Advancing Patient Care in Oncology: Integrating Multiscale Transcriptomics for Sarcoma Classification, and Beyond


Human Health


Cancer is responsible for more than 1 in 4 deaths in Canada, with more than 600 new cases diagnosed daily. Sarcomas – tumours of the bone and soft tissue – are the most challenging cancers to diagnose. The many sarcoma types all have intrinsically different molecular pathogenesis (the process by which a disease develops). Patients with sarcomas, which are proportionately more common in children, face delays of weeks to months until they can be referred to a specialist centre and there are few clinical trials. Current histomorphology and immunohistochemistry approaches to diagnosis are also extremely subjective, requiring clinicians to order 10-20 tests per patient. These challenges lead to ultimately higher health system costs and lower patient survival rates.

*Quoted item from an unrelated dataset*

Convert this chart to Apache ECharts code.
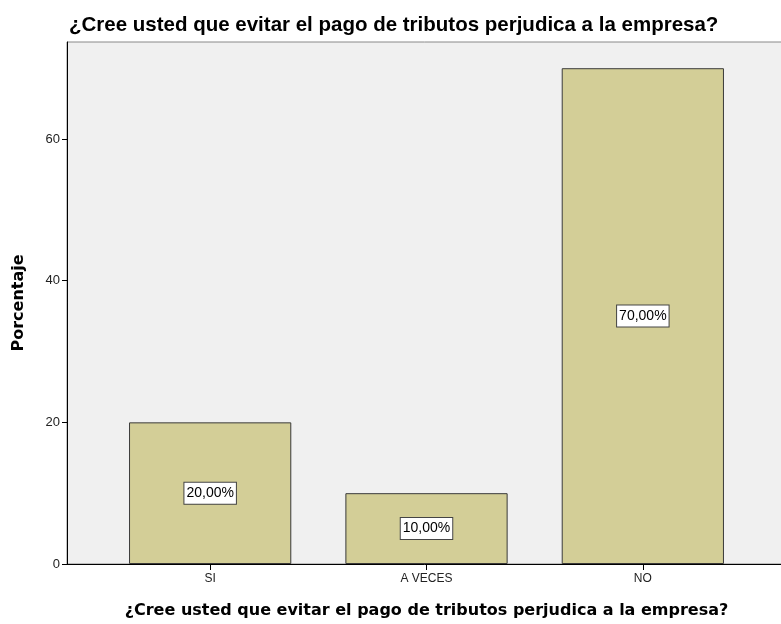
<!DOCTYPE html>
<html>
<head>
<meta charset="utf-8">
<script src="https://cdn.jsdelivr.net/npm/echarts@6/dist/echarts.min.js"></script>
<style>html,body{margin:0;padding:0;background:#fff}#c{width:781px;height:624px}</style>
</head>
<body>
<div id="c"></div>
<script>
const titleText = '¿Cree usted que evitar el pago de tributos perjudica a la empresa?';
const categories = ['SI', 'A VECES', 'NO'];
const percentages = [20, 10, 70];
const yTicks = [0, 20, 40, 60];
const yAxisName = 'Porcentaje';
const xAxisName = '¿Cree usted que evitar el pago de tributos perjudica a la empresa?';

const yMax = 73.7;
const chart = echarts.init(document.getElementById('c'), null, {renderer: 'canvas'});
chart.setOption({
  animation: false,
  backgroundColor: '#ffffff',
  title: {
    text: titleText, left: 69, top: 15, padding: 0,
    textStyle: {fontFamily: 'Liberation Sans', fontWeight: 'bold', fontSize: 20.5, color: '#000'}
  },
  grid: [
    {left: 67, right: -5, top: 42, bottom: 60, show: true, backgroundColor: '#f0f0f0', borderColor: '#888', borderWidth: 1, outerBoundsMode: 'none', containLabel: false},
    {left: 102, right: 30, top: 42, bottom: 60, show: false, outerBoundsMode: 'none', containLabel: false}
  ],
  xAxis: [
    {gridIndex: 0, type: 'value', min: 0, max: 1, axisLine: {show: true, lineStyle: {color: '#000', width: 1}},
     axisTick: {show: false}, axisLabel: {show: false}, splitLine: {show: false},
     name: xAxisName, nameLocation: 'middle', nameGap: 39,
     nameTextStyle: {fontFamily: 'DejaVu Sans', fontWeight: 'bold', fontSize: 16, color: '#000'}},
    {gridIndex: 1, type: 'category', data: categories, axisLine: {show: false},
     axisTick: {show: true, alignWithLabel: true, length: 6, lineStyle: {color: '#000'}},
     axisLabel: {fontFamily: 'Liberation Sans', fontSize: 12, color: '#222', margin: 9}}
  ],
  yAxis: [
    {gridIndex: 0, type: 'value', min: 0, max: yMax,
     axisLine: {show: true, lineStyle: {color: '#000', width: 1}},
     axisTick: {show: true, length: 5, customValues: yTicks, lineStyle: {color: '#000'}},
     axisLabel: {customValues: yTicks, fontFamily: 'Liberation Sans', fontSize: 13, color: '#222', margin: 7},
     splitLine: {show: false},
     name: yAxisName, nameLocation: 'middle', nameGap: 40,
     nameTextStyle: {fontFamily: 'DejaVu Sans', fontWeight: 'bold', fontSize: 16, color: '#000'}},
    {gridIndex: 1, type: 'value', min: 0, max: yMax, show: false, splitLine: {show: false}}
  ],
  series: [{
    type: 'bar', xAxisIndex: 1, yAxisIndex: 1, data: percentages,
    barCategoryGap: '25%',
    itemStyle: {color: '#d3ce97', borderColor: '#3a3a3a', borderWidth: 1},
    label: {
      show: true, position: 'inside',
      formatter: p => p.value.toFixed(2).replace('.', ',') + '%',
      fontFamily: 'Liberation Sans', fontSize: 14, color: '#000',
      backgroundColor: '#fff', borderColor: '#444', borderWidth: 1, padding: [4, 2, 3, 2]
    }
  }]
});
</script>
</body>
</html>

Pathologists need a comprehensive approach with better tools to diagnose sarcoma. Project researchers have recently developed a platform to accurately diagnose (with 85-95% accuracy) any sarcoma using its ribonucleic acid (RNA). The highly scalable RNA-Seq-based tumour classification system has been trained on >13,000 tumours and normal samples, and improves with every sample analyzed. This project will validate and implement the platform at two major Toronto hospitals, which together treat around 1,000 patients with tumours of soft tissue and bone each year. The team will implement the initial web platform and will work with two commercial partners: DNAstack to expand the platform to the cloud; and Illumina to expand access to this platform outside of Ontario. It will also compare the platform to World Health Organization classifications to support future global adoption of the platform. In 3-5 years, the platform will be expanded to other types of cancer and altogether better streamline the diagnosis of sarcomas of cancer patients.